Les ramifications internationales des activités de M. Compaoré
Propriétaire de nombreuses entreprises dans les secteurs les plus variés et président du Conseil national du patronat burkinabè (CNPB), Apollinaire Compaoré est l’un des hommes les plus riches du Burkina Faso[3]. Il est aussi notoirement connu pour ses activités de commerce illicite de cigarettes dans plusieurs pays africains. Les cigarettes transitant par le Mali seraient destinées à alimenter le marché parallèle en Afrique du Nord, ainsi qu’en Europe.
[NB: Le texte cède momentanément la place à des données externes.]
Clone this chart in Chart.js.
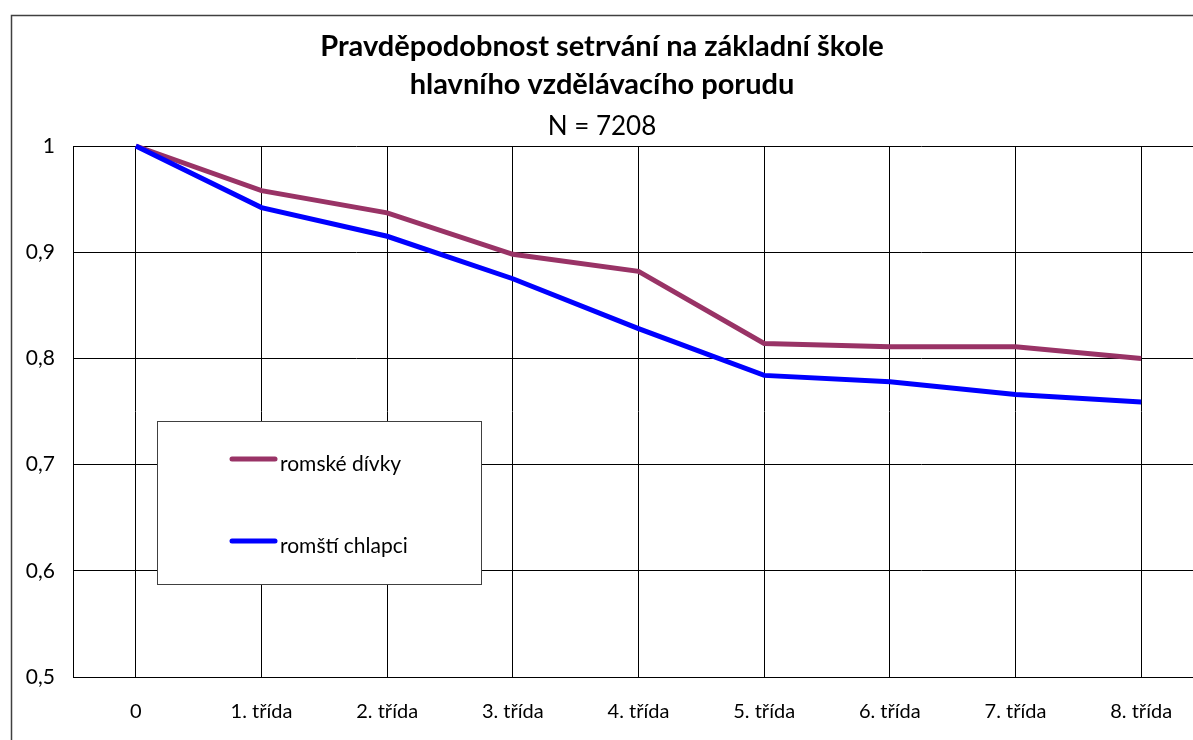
<!DOCTYPE html>
<html>
<head>
<meta charset="utf-8">
<script src="https://cdn.jsdelivr.net/npm/chart.js@4"></script>
<style>
    html, body { margin: 0; padding: 0; background: #fff; overflow: hidden; }
    #wrap { position: relative; width: 1230px; height: 740px; }
</style>
</head>
<body>
<div id="wrap"><canvas id="chartSetrvani"></canvas></div>
<script>
// Data
const kategorie = ['0', '1. třída', '2. třída', '3. třída', '4. třída', '5. třída', '6. třída', '7. třída', '8. třída'];
const romskeDivky = [1, 0.958, 0.937, 0.898, 0.882, 0.814, 0.811, 0.811, 0.800];
const romstiChlapci = [1, 0.942, 0.915, 0.875, 0.828, 0.784, 0.778, 0.766, 0.759];
const titulek = ['Pravděpodobnost setrvání na základní škole', 'hlavního vzdělávacího porudu'];
const podtitulek = 'N = 7208';

const FONT = 'Lato, "Noto Sans", sans-serif';

// Rámeček kolem celého grafu
const ramecekPlugin = {
    id: 'ramecek',
    beforeDraw(chart) {
        const ctx = chart.ctx;
        ctx.save();
        ctx.strokeStyle = '#404040';
        ctx.lineWidth = 1.5;
        ctx.strokeRect(11.5, 15.5, chart.width + 50, chart.height + 50);
        ctx.restore();
    }
};

// Legenda v rámečku uvnitř grafu (jako v Excelu)
const legendaPlugin = {
    id: 'legendaBox',
    afterDatasetsDraw(chart) {
        const ctx = chart.ctx;
        const x = 157.5, y = 421.5, w = 324, h = 163;
        ctx.save();
        ctx.fillStyle = '#fff';
        ctx.fillRect(x, y, w, h);
        ctx.strokeStyle = '#404040';
        ctx.lineWidth = 1;
        ctx.strokeRect(x, y, w, h);

        const radky = [459, 541];
        chart.data.datasets.forEach((ds, i) => {
            const ly = radky[i];
            ctx.strokeStyle = ds.borderColor;
            ctx.lineWidth = 5;
            ctx.lineCap = 'round';
            ctx.beginPath();
            ctx.moveTo(232, ly);
            ctx.lineTo(275, ly);
            ctx.stroke();
            ctx.fillStyle = '#000';
            ctx.font = '21px ' + FONT;
            ctx.textBaseline = 'alphabetic';
            ctx.textAlign = 'left';
            ctx.fillText(ds.label, 280, ly + 12);
        });
        ctx.restore();
    }
};

const chartSetrvani = new Chart(document.getElementById('chartSetrvani').getContext('2d'), {
    type: 'line',
    data: {
        labels: kategorie,
        datasets: [
            {
                label: 'romské dívky',
                data: romskeDivky,
                borderColor: '#993366',
                backgroundColor: '#993366',
                borderWidth: 5,
                pointRadius: 0,
                tension: 0,
                clip: false,
                order: 2
            },
            {
                label: 'romští chlapci',
                data: romstiChlapci,
                borderColor: '#0000ff',
                backgroundColor: '#0000ff',
                borderWidth: 5,
                pointRadius: 0,
                tension: 0,
                clip: false,
                order: 1
            }
        ]
    },
    options: {
        responsive: true,
        maintainAspectRatio: false,
        animation: false,
        layout: { padding: { left: 0, right: 26, top: 0, bottom: 0 } },
        plugins: {
            legend: { display: false },
            tooltip: { enabled: false },
            title: {
                display: true,
                text: titulek,
                color: '#000',
                font: { family: FONT, size: 29, weight: 'bold', lineHeight: '38px' },
                padding: { top: 28, bottom: 0 }
            },
            subtitle: {
                display: true,
                text: podtitulek,
                color: '#000',
                font: { family: FONT, size: 26, weight: 'normal', lineHeight: '30px' },
                padding: { top: 8, bottom: 4 }
            }
        },
        scales: {
            x: {
                offset: true,
                grid: { offset: false, color: '#000', lineWidth: 1, drawTicks: false },
                border: { display: true, color: '#000', width: 1 },
                ticks: { color: '#000', font: { family: FONT, size: 20 }, padding: 23, maxRotation: 0 },
                afterFit(scale) { scale.height = 63; }
            },
            y: {
                min: 0.5,
                max: 1,
                grid: { color: '#000', lineWidth: 1, drawTicks: false },
                border: { display: true, color: '#000', width: 1 },
                ticks: {
                    stepSize: 0.1,
                    color: '#000',
                    padding: 18,
                    font: { family: FONT, size: 21 },
                    callback: v => String(Math.round(v * 10) / 10).replace('.', ',')
                },
                afterFit(scale) { scale.width = 73; }
            }
        }
    },
    plugins: [ramecekPlugin, legendaPlugin]
});
</script>
</body>
</html>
La Sonatam fait de son côté l’objet d’un partenariat entre British American Tobacco et Imperial Brands, deux multinationales du tabac qui ont également été citées dans des affaires de contrebande et de financement de groupes terroristes au Mali, tout en dénonçant celles de leur concurrent PMI.
Mots-clés : Burkina Faso, Mali, SOBUREX, Apollinaire Compaoré, Sonatam, Issouf Traoré, PMI, BAT, Imperial Brands, commerce illicite, ADIT.
©Génération Sans TabacMF
[1] O’Brien J, Alleged Associate of Burkinabè Cigarette Tycoon Apollinaire Compaoré Caught on Tape Attempting to Bribe Malian Official, OCCRP, publié le 16 mai 2023, consulté le 17 mai 2023.
[2] Au Burkina, le président du patronat se défend de tout « trafic » avec les djihadistes, Le Monde, publié le 23 mars 2021, consulté le 17 mai 2023.
[3] Trafic de cigarettes au Sahel : ce que dit vraiment l’ONU sur Apollinaire Compaoré, Jeune Afrique, publié le 1er septembre 2021, consulté le 17 mai 2023.